MAV suspension plan up for review

Jasper Emmanuel Arcalas - The Philippine Star
MAV suspension plan up for review
Agriculture Undersecretary Roger Navarro said the department’s proposal is not yet final and would still be discussed in the government’s economic cluster.
STAR / File

MANILA, Philippines — The Department of Agriculture (DA)’s plan to suspend the minimum access volume (MAV) on pork and corn would undergo the scrutiny of the government’s economic cluster, a DA official said yesterday.

Agriculture Undersecretary Roger Navarro said the department’s proposal is not yet final and would still be discussed in the government’s economic cluster.

The MAV is an import volume committed by a country that allows the entry of commodities at a lower tariff rate.

The members of the government’s economic cluster, such as the secretaries of finance and socioeconomic planning, also sit in the MAV Management Committee, the highest policy-making body on all MAV matters.

The STAR broke the story last week that the DA is looking at slashing the imports of agricultural commodities by suspending the MAV on pork and corn this year.

The plan is also aimed at curbing technical smuggling and extending a certain protection to local food producers.

However, Navarro maintained that the country’s MAV system has to be “rationalized” to protect local food producers from “unfair” competition posed by imported supplies.

Navarro argued that some meat traders and importers who have a MAV allocation are diverting their imported stocks to the market, thereby competing with locally produced pork products.

“It will be remiss on us if we will not show our concern to the local producers. To support the local producers, we would like to show our concern by giving them a reprieve,” Navarro said in a press briefing at Malacañang yesterday.

“It would be remiss if we are not going to do this. But this is a plan and it is not yet final. It has to be discussed in the economic cluster,” he said.

Navarro reiterated that removing the MAV system would “stop” or “eliminate” technical smuggling of the concerned agricultural commodities.

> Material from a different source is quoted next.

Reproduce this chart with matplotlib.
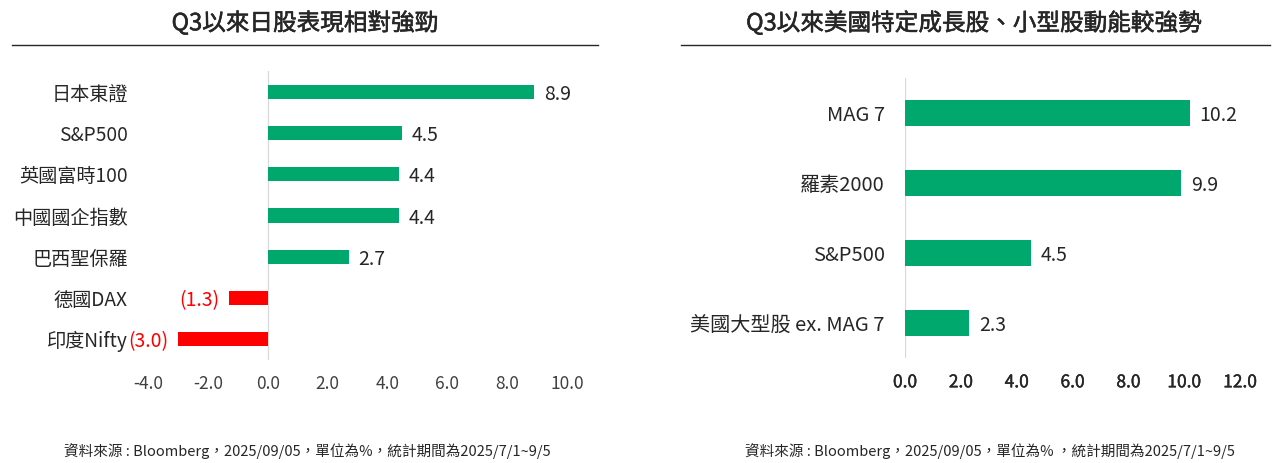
import matplotlib
matplotlib.use('Agg')

import matplotlib.pyplot as plt
import matplotlib.patheffects as pe
from matplotlib.lines import Line2D

plt.rcParams['font.family'] = ['Noto Sans CJK TC', 'DejaVu Sans']

# ===================== 資料 =====================
LEFT_TITLE = 'Q3以來日股表現相對強勁'
LEFT_CATS = ['日本東證', 'S&P500', '英國富時100', '中國國企指數', '巴西聖保羅', '德國DAX', '印度Nifty']
LEFT_VALS = [8.9, 4.5, 4.4, 4.4, 2.7, -1.3, -3.0]
LEFT_TICKS = [-4.0, -2.0, 0.0, 2.0, 4.0, 6.0, 8.0, 10.0]
LEFT_NOTE = '資料來源 : Bloomberg，2025/09/05，單位為%，統計期間為2025/7/1~9/5'

RIGHT_TITLE = 'Q3以來美國特定成長股、小型股動能較強勢'
RIGHT_CATS = ['MAG 7', '羅素2000', 'S&P500', '美國大型股 ex. MAG 7']
RIGHT_VALS = [10.2, 9.9, 4.5, 2.3]
RIGHT_TICKS = [0.0, 2.0, 4.0, 6.0, 8.0, 10.0, 12.0]
RIGHT_NOTE = '資料來源 : Bloomberg，2025/09/05，單位為% ，統計期間為2025/7/1~9/5'

GREEN = '#00A86E'
RED = '#FF0000'
TXT = '#262626'

W, H = 1274, 463
fig = plt.figure(figsize=(W / 100, H / 100), dpi=100)


def px_axes(x0, y0, x1, y1):
    # 以像素座標（左上原點）建立 axes
    return fig.add_axes([x0 / W, 1 - y1 / H, (x1 - x0) / W, (y1 - y0) / H])


def draw_panel(ax, cats, vals, ticks, bar_h, cat_fs, tick_color, tick_stroke):
    n = len(cats)
    ys = list(range(n))
    colors = [GREEN if v >= 0 else RED for v in vals]
    ax.barh(ys, vals, height=bar_h, color=colors, zorder=3)
    ax.set_ylim(n - 0.5, -0.5)
    ax.set_xlim(ticks[0], ticks[-1])
    ax.axvline(0, color='#D9D9D9', lw=0.9, zorder=2)
    for s in ax.spines.values():
        s.set_visible(False)
    ax.set_yticks(ys)
    ax.set_yticklabels(cats, fontsize=cat_fs, color=TXT)
    ax.set_xticks(ticks)
    ax.set_xticklabels([f'{t:.1f}' for t in ticks], fontsize=12.5, color=tick_color)
    if tick_stroke:
        for lbl in ax.get_xticklabels():
            lbl.set_path_effects([pe.withStroke(linewidth=0.3, foreground=tick_color)])
    ax.tick_params(axis='x', length=0, pad=11)
    ax.tick_params(axis='y', length=0, pad=14.5)
    for y, v in zip(ys, vals):
        if v >= 0:
            ax.annotate(f'{v:.1f}', (v, y), xytext=(7, 0), textcoords='offset points',
                        ha='left', va='center_baseline', fontsize=14, color=TXT)
        else:
            ax.annotate(f'({abs(v):.1f})', (v, y), xytext=(-7, 0), textcoords='offset points',
                        ha='right', va='center_baseline', fontsize=14, color=RED)


# ── 左圖 ──
axl = px_axes(148, 71, 567, 360)
draw_panel(axl, LEFT_CATS, LEFT_VALS, LEFT_TICKS, 0.34, 13.8, '#404040', False)

# ── 右圖 ──
axr = px_axes(905, 78, 1240, 358)
draw_panel(axr, RIGHT_CATS, RIGHT_VALS, RIGHT_TICKS, 0.36, 14.5, '#262626', True)

# ── 標題、底線、註解 ──
for cx, x0, x1, ncx, title, note in [(305, 12, 598, 307, LEFT_TITLE, LEFT_NOTE),
                                      (974, 681, 1270, 990, RIGHT_TITLE, RIGHT_NOTE)]:
    fig.text(cx / W, 1 - 23 / H, title, ha='center', va='center', fontsize=17, color=TXT,
             path_effects=[pe.withStroke(linewidth=0.4, foreground=TXT)])
    fig.add_artist(Line2D([x0 / W, x1 / W], [1 - 45 / H, 1 - 45 / H],
                          color='#262626', lw=1.0, transform=fig.transFigure))
    fig.text(ncx / W, 1 - 451 / H, note, ha='center', va='center',
             fontsize=10.5, color=TXT)

fig.savefig('out.png', dpi=100, facecolor='white')
plt.close(fig)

The country imposes a two-tier tariff system because of the existence of MAV, with imported products within the MAV being levied a lower tariff.

Technical smuggling occurs when imported commodities are declared to be within the MAV, thus avoiding payment of higher tariffs to the government.

“We all know that MAV is being used for technical smuggling. We need to stop technical smuggling. And one of the ways to stop or eliminate technical smuggling is by doing away with MAV,” Navarro said.

“What we are saying is we have to rationalize the MAV. Who are the processors? Then they are the ones who have the right to import through the MAV. What is currently happening is that the traders who have MAV (allocation) sell their meat products in the wet market and compete with the local producers,” he added.